Washington needs your money. Sequestration kicked in March 1st. It was believed that if allowed to implement itself, planes would drop from the sky, California would sluff off into the Pacific and all the milk cows in America would suddenly go dry.

There are some dire predictions for attempting to slow down the growth rate of spending for the coming years. It is even possible the Department of Defense may even have to give up an F-35 or two.

These are not cuts in the sense of the word, as we know it; it is simply holding back the growth of spending a wee bit.
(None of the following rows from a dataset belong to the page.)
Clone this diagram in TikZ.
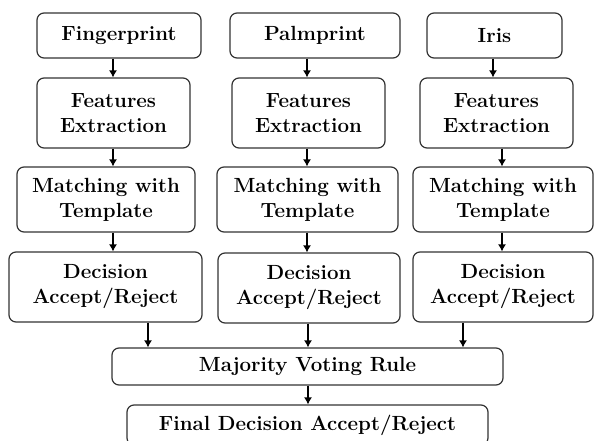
\documentclass[tikz,border=0pt]{standalone}
\usetikzlibrary{arrows.meta}
\tikzset{
  blk/.style={draw=black!80,line width=1.2pt,rounded corners=7pt,align=center,inner sep=0pt,
    font=\fontsize{20.5}{25}\selectfont\bfseries},
  >={Latex[length=7pt,width=8pt]},
}
\begin{document}
\begin{tikzpicture}[x=1pt,y=-1pt,line width=1.2pt]
    \clip (0,0) rectangle (595,440);
    % first row: sources
    \node[blk,minimum width=164pt,minimum height=45pt] (fp1) at (119,35.5) {Fingerprint};
    \node[blk,minimum width=170pt,minimum height=45pt] (fp2) at (315,35.5) {Palmprint};
    \node[blk,minimum width=135pt,minimum height=45pt] (fp3) at (494.5,35.5) {Iris};
    % features
    \node[blk,minimum width=153pt,minimum height=70pt] (fe1) at (113.5,113) {Features\\Extraction};
    \node[blk,minimum width=153pt,minimum height=70pt] (fe2) at (308.5,113) {Features\\Extraction};
    \node[blk,minimum width=153pt,minimum height=70pt] (fe3) at (496.5,113) {Features\\Extraction};
    % matching
    \node[blk,minimum width=178pt,minimum height=65pt] (mt1) at (106,199.5) {Matching with\\Template};
    \node[blk,minimum width=181pt,minimum height=65pt] (mt2) at (307.5,199.5) {Matching with\\Template};
    \node[blk,minimum width=180pt,minimum height=65pt] (mt3) at (503,199.5) {Matching with\\Template};
    % decisions
    \node[blk,minimum width=193pt,minimum height=70pt] (dc1) at (105.5,287) {Decision\\Accept/Reject};
    \node[blk,minimum width=182pt,minimum height=70pt] (dc2) at (309,288) {Decision\\Accept/Reject};
    \node[blk,minimum width=180pt,minimum height=70pt] (dc3) at (503,287) {Decision\\Accept/Reject};
    % fusion
    \node[blk,minimum width=391pt,minimum height=37pt] (mv) at (307.5,366.5) {Majority Voting Rule};
    \node[blk,minimum width=361pt,minimum height=40pt] (fd) at (307.5,425) {Final Decision Accept/Reject};

    \coordinate (c1) at (113,0);
    \coordinate (c2) at (307,0);
    \coordinate (c3) at (502,0);
    \coordinate (c3a) at (493,0);
    \coordinate (d1) at (148,0);
    \coordinate (d2) at (308,0);
    \coordinate (d3) at (463,0);

    \draw[->] (fp1.south -| c1) -- (fe1.north -| c1);
    \draw[->] (fe1.south -| c1) -- (mt1.north -| c1);
    \draw[->] (mt1.south -| c1) -- (dc1.north -| c1);
    \draw[->] (fp2.south -| c2) -- (fe2.north -| c2);
    \draw[->] (fe2.south -| c2) -- (mt2.north -| c2);
    \draw[->] (mt2.south -| c2) -- (dc2.north -| c2);
    \draw[->] (fp3.south -| c3a) -- (fe3.north -| c3a);
    \draw[->] (fe3.south -| c3) -- (mt3.north -| c3);
    \draw[->] (mt3.south -| c3) -- (dc3.north -| c3);
    \draw[->] (dc1.south -| d1) -- (mv.north -| d1);
    \draw[->] (dc2.south -| d2) -- (mv.north -| d2);
    \draw[->] (dc3.south -| d3) -- (mv.north -| d3);
    \draw[->] (mv.south -| d2) -- (fd.north -| d2);
\end{tikzpicture}
\end{document}
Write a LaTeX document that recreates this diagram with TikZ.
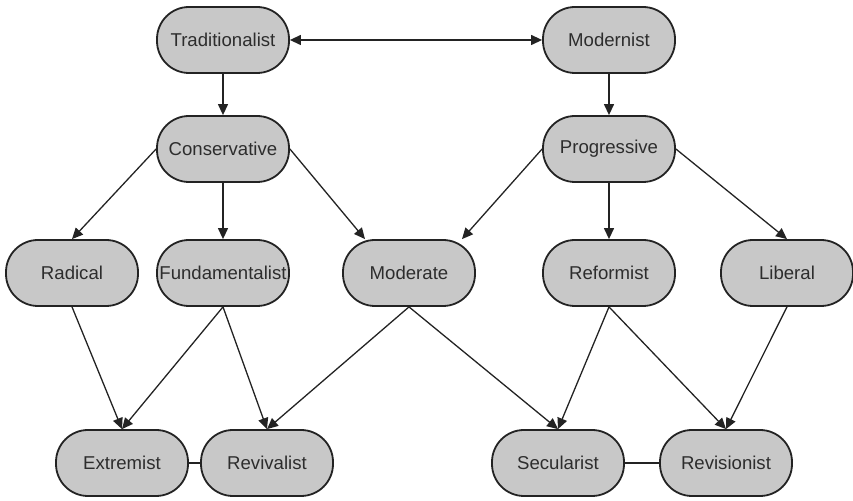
\documentclass[tikz,border=0pt]{standalone}
\usepackage{fontspec}
\setmainfont{Liberation Sans}
\usetikzlibrary{arrows.meta,calc}
\definecolor{nodefill}{RGB}{200,200,200}
\definecolor{edgecol}{RGB}{35,35,35}
\definecolor{txtcol}{RGB}{45,45,45}
\begin{document}
\begin{tikzpicture}[x=0.5pt,y=-0.5pt,
  box/.style={draw=edgecol, line width=0.9pt, fill=nodefill, rounded corners=16pt,
    minimum width=66pt, minimum height=33pt, inner sep=0pt,
    font=\fontsize{9.3}{11}\selectfont, text=txtcol},
  arr/.style={draw=edgecol, line width=0.65pt, -{Triangle[length=5.5pt,width=5pt]}},
  darr/.style={draw=edgecol, line width=0.65pt, {Triangle[length=5.5pt,width=5pt]}-{Triangle[length=5.5pt,width=5pt]}},
  lnk/.style={draw=edgecol, line width=0.65pt}]
\useasboundingbox (0,0) rectangle (853,501);
% row 1
\node[box] (trad) at (223,40) {Traditionalist};
\node[box] (mod) at (609,40) {Modernist};
% row 2
\node[box] (cons) at (223,149) {Conservative};
\node[box] (prog) at (609,149) {Progressive};
% row 3
\node[box] (rad) at (72,273) {Radical};
\node[box] (fund) at (223,273) {Fundamentalist};
\node[box] (moder) at (409,273) {Moderate};
\node[box] (ref) at (609,273) {Reformist};
\node[box] (lib) at (787,273) {Liberal};
% row 4
\node[box] (ext) at (122,463) {Extremist};
\node[box] (rev) at (267,463) {Revivalist};
\node[box] (sec) at (558,463) {Secularist};
\node[box] (revi) at (726,463) {Revisionist};
% connectors
\draw[darr] (trad.east) -- (mod.west);
\draw[arr] (trad.south) -- (cons.north);
\draw[arr] (mod.south) -- (prog.north);
\draw[arr] (cons.west) -- (rad.north);
\draw[arr] (cons.south) -- (fund.north);
\draw[arr] (cons.east) -- ($(moder.north)+(-44,0)$);
\draw[arr] (prog.west) -- ($(moder.north)+(53,0)$);
\draw[arr] (prog.south) -- (ref.north);
\draw[arr] (prog.east) -- (lib.north);
\draw[arr] (rad.south) -- (ext.north);
\draw[arr] (fund.south) -- (ext.north);
\draw[arr] (fund.south) -- (rev.north);
\draw[arr] (moder.south) -- (rev.north);
\draw[arr] (moder.south) -- (sec.north);
\draw[arr] (ref.south) -- (sec.north);
\draw[arr] (ref.south) -- (revi.north);
\draw[arr] (lib.south) -- (revi.north);
\draw[lnk] (ext.east) -- (rev.west);
\draw[lnk] (sec.east) -- (revi.west);
\end{tikzpicture}
\end{document}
Real cuts will come later if nothing is accomplished now to reduce the huge deficits and the borrowing taking place against future generations. It is better a little pain now than to have to go cold turkey later.

Government would do well to heed this advice: “[A] rigid economy of the public contributions and absolute interdiction of all useless expenses will go far towards keeping the government honest and unoppressive.” — Thomas Jefferson, letter to Marquis de Lafayette, 1823

The last two presidential administrations, along with Congress, have placed us in a very precarious situation. It is not a matter of if fiscal Armageddon coming, but when.

There is more than a smidgen of sarcasm and irony in the paragraphs above, and sadly enough more than a smidgen of truth also.